The most auspicious sign of grassroots support for perestroika was last week’s smack down of public employee unions in San Jose and San Diego. For the first time in recent memory, the unions suffered a humiliating defeat — the measures passed by a margin greater than two to one — as voters endorsed deep reform of the pension burdens bringing these cities to the brink of bankruptcy. Backed by its Democratic mayor, Chuck Reed, San Jose’s measure B aims to reduce pension benefits for both future and current hires. Unsurprisingly, the public employee have threatened to sue.
This may precipitate what could become the California equivalent of a prairie fire. Like San Jose and San Diego, many other California cities are on the verge of bankruptcy. Union-dominated Los Angeles could be the next big domino to fall, according to the city’s own chief administrative office, and has been forced to boost its bonded indebtedness and cut back on critical infrastructure spending to stave off the inevitable.

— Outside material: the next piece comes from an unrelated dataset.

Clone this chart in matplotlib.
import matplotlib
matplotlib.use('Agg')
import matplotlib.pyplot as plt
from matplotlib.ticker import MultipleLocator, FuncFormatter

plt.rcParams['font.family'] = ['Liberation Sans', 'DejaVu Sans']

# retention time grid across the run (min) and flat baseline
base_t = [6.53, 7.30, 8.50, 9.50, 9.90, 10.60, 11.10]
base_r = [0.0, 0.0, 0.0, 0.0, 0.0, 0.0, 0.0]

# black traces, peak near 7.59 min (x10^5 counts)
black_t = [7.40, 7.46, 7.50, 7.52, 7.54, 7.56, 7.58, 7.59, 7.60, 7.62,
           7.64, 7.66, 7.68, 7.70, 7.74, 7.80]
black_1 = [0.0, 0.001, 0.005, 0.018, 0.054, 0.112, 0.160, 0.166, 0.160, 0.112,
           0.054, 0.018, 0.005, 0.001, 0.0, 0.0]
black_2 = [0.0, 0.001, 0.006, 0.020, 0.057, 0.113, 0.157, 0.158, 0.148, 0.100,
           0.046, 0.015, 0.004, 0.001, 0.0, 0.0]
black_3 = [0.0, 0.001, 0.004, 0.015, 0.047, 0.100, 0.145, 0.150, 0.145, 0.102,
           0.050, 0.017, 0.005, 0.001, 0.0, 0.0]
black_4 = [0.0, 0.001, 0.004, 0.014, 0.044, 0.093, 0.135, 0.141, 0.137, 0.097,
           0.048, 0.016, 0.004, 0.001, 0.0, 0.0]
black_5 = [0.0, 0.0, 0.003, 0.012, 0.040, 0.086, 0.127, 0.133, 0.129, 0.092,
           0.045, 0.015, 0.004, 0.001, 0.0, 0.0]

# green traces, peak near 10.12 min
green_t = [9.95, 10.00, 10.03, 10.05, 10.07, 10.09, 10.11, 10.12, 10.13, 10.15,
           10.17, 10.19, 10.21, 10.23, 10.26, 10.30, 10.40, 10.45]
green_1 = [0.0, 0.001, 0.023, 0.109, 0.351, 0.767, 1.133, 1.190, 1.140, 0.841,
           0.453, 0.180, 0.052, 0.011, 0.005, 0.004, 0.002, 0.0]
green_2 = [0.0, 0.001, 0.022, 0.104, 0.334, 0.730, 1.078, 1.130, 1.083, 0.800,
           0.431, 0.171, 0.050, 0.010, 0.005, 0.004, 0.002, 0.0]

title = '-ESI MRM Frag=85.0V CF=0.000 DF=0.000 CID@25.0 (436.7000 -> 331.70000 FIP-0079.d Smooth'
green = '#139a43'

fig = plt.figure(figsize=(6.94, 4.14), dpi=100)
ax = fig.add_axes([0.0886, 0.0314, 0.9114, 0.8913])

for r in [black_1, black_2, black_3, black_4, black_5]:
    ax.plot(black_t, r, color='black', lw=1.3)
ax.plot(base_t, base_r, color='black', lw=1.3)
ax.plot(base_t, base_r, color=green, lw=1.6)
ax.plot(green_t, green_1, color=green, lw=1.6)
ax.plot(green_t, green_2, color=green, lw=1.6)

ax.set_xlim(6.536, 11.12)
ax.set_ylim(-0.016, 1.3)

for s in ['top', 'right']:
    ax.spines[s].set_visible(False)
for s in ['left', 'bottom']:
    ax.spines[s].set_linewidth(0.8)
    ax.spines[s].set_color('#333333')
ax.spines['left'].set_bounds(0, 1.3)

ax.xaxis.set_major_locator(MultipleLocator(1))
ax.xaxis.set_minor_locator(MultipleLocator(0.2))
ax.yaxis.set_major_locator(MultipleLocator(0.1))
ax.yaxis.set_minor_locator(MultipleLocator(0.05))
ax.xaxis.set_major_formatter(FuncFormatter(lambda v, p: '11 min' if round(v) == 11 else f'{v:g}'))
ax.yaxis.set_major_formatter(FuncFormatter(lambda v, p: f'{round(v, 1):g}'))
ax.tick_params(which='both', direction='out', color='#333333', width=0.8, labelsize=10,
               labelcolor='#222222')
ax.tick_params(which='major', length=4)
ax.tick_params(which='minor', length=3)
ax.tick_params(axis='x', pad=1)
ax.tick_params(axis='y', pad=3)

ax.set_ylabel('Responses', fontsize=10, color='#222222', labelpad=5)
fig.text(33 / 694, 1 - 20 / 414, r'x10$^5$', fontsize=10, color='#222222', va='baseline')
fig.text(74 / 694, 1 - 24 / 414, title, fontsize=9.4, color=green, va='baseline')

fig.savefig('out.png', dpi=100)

As services drop and taxes rise — California’s already are among the nation’s highest — voters increasingly realize that one of the main problems is over-generous pensions for public sector workers. This is reflected in the sad reality that the state consistently competes with Illinois for the worst bond rating in the country. Most recently, the state upped its deficit estimate to $16 billion from a $9.2 billion estimate made just in January.